>> Start
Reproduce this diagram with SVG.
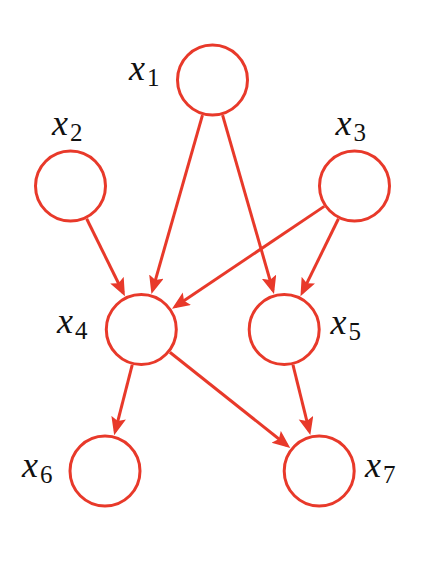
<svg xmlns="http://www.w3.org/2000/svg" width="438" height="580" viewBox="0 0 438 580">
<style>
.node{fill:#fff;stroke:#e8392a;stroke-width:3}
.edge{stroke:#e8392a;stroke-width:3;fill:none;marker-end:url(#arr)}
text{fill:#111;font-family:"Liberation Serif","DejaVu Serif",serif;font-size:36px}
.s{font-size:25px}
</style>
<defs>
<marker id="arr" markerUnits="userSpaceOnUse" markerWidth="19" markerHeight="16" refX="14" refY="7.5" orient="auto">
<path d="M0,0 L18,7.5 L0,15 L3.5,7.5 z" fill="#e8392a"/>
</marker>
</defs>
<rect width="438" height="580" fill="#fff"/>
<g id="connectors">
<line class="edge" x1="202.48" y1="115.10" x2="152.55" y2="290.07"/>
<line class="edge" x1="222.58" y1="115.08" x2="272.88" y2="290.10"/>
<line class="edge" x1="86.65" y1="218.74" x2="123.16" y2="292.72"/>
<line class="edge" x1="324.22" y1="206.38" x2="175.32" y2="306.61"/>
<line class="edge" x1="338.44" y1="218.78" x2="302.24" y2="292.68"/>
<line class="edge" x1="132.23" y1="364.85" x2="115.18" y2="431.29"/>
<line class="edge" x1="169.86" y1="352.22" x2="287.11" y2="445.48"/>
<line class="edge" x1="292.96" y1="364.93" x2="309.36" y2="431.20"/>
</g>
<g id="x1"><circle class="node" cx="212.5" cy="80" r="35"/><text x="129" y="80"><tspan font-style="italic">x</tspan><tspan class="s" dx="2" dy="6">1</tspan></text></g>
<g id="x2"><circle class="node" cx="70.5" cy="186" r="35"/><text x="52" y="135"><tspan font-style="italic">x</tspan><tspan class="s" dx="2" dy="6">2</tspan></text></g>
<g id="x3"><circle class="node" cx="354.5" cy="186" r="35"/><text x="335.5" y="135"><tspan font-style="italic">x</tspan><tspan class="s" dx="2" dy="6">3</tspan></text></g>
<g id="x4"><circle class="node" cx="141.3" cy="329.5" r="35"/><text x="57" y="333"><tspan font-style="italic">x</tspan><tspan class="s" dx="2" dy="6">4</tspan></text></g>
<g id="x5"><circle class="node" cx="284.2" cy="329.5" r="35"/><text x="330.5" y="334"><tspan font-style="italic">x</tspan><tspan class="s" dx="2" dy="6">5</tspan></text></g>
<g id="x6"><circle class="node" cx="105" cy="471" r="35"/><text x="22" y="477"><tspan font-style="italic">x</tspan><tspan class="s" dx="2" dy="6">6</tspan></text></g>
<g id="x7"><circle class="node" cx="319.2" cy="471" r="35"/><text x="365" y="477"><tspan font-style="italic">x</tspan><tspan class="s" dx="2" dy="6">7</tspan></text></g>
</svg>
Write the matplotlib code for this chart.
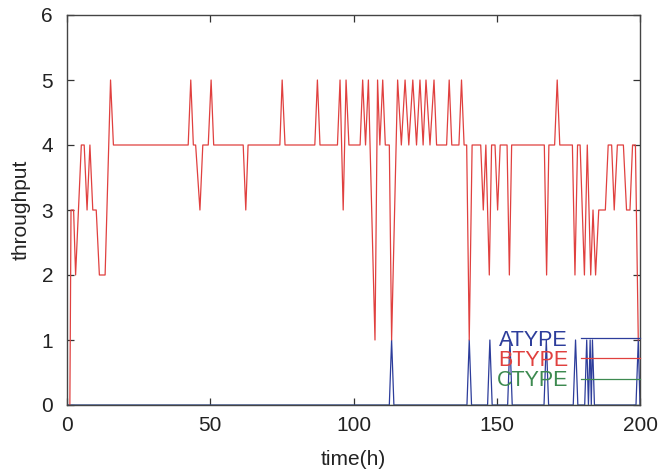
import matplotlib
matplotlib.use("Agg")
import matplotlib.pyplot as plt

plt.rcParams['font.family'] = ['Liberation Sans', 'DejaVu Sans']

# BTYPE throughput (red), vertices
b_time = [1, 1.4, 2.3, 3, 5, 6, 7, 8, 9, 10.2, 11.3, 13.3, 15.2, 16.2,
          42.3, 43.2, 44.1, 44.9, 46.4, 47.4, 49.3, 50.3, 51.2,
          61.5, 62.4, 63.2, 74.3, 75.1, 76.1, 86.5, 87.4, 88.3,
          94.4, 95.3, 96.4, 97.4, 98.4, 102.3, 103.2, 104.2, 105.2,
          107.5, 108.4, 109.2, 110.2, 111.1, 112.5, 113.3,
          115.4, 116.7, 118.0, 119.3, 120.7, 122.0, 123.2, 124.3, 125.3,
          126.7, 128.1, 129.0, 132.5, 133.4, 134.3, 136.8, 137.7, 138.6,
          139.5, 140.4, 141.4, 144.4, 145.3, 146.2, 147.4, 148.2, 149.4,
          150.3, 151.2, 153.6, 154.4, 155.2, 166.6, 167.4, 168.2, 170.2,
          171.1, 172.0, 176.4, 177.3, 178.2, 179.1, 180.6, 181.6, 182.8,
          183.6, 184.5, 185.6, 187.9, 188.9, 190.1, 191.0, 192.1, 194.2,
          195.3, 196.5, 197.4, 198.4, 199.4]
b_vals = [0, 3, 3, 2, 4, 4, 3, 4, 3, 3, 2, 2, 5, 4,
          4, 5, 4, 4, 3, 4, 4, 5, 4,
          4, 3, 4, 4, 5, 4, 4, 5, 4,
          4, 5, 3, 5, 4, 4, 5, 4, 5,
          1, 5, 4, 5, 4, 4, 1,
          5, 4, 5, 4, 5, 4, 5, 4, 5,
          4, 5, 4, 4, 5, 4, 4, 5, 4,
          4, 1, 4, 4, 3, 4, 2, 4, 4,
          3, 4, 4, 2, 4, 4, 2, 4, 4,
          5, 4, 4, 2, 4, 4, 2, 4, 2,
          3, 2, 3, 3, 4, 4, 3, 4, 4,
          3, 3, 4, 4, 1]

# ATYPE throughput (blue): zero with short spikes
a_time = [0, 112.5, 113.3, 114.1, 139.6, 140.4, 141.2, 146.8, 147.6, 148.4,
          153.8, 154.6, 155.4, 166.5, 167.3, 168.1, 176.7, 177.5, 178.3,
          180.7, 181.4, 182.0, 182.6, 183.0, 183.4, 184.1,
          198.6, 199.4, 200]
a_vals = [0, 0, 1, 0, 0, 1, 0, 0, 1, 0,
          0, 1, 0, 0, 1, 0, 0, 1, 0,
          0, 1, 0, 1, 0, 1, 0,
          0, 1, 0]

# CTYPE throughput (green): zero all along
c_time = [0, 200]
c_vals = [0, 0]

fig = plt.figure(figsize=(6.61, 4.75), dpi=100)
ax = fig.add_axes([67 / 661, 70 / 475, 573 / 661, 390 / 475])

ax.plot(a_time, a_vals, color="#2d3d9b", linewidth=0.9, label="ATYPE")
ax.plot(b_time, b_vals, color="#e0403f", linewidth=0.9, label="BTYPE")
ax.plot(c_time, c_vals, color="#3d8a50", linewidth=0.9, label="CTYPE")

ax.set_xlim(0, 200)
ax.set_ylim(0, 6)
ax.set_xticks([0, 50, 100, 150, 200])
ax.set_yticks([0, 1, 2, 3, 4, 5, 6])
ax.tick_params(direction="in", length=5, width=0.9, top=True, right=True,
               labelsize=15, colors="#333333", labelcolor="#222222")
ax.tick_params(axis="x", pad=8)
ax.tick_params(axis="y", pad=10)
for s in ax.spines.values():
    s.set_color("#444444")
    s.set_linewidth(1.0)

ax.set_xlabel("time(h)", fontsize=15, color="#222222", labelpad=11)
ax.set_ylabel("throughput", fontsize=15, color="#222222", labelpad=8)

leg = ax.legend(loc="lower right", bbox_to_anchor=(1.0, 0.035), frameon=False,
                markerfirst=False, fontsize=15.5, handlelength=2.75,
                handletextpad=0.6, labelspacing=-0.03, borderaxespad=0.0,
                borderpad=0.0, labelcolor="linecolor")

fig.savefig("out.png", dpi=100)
>> End
• **Aim of the task**:
In the records above, find the line with "Write the matplotlib code for this chart." and the line with "plt.rcParams['font.family'] = ['Liberation", then restate word for word only those two lines and all lines between, omitting pictures.

• **The completed task**:
Write the matplotlib code for this chart.
import matplotlib
matplotlib.use("Agg")
import matplotlib.pyplot as plt

plt.rcParams['font.family'] = ['Liberation Sans', 'DejaVu Sans']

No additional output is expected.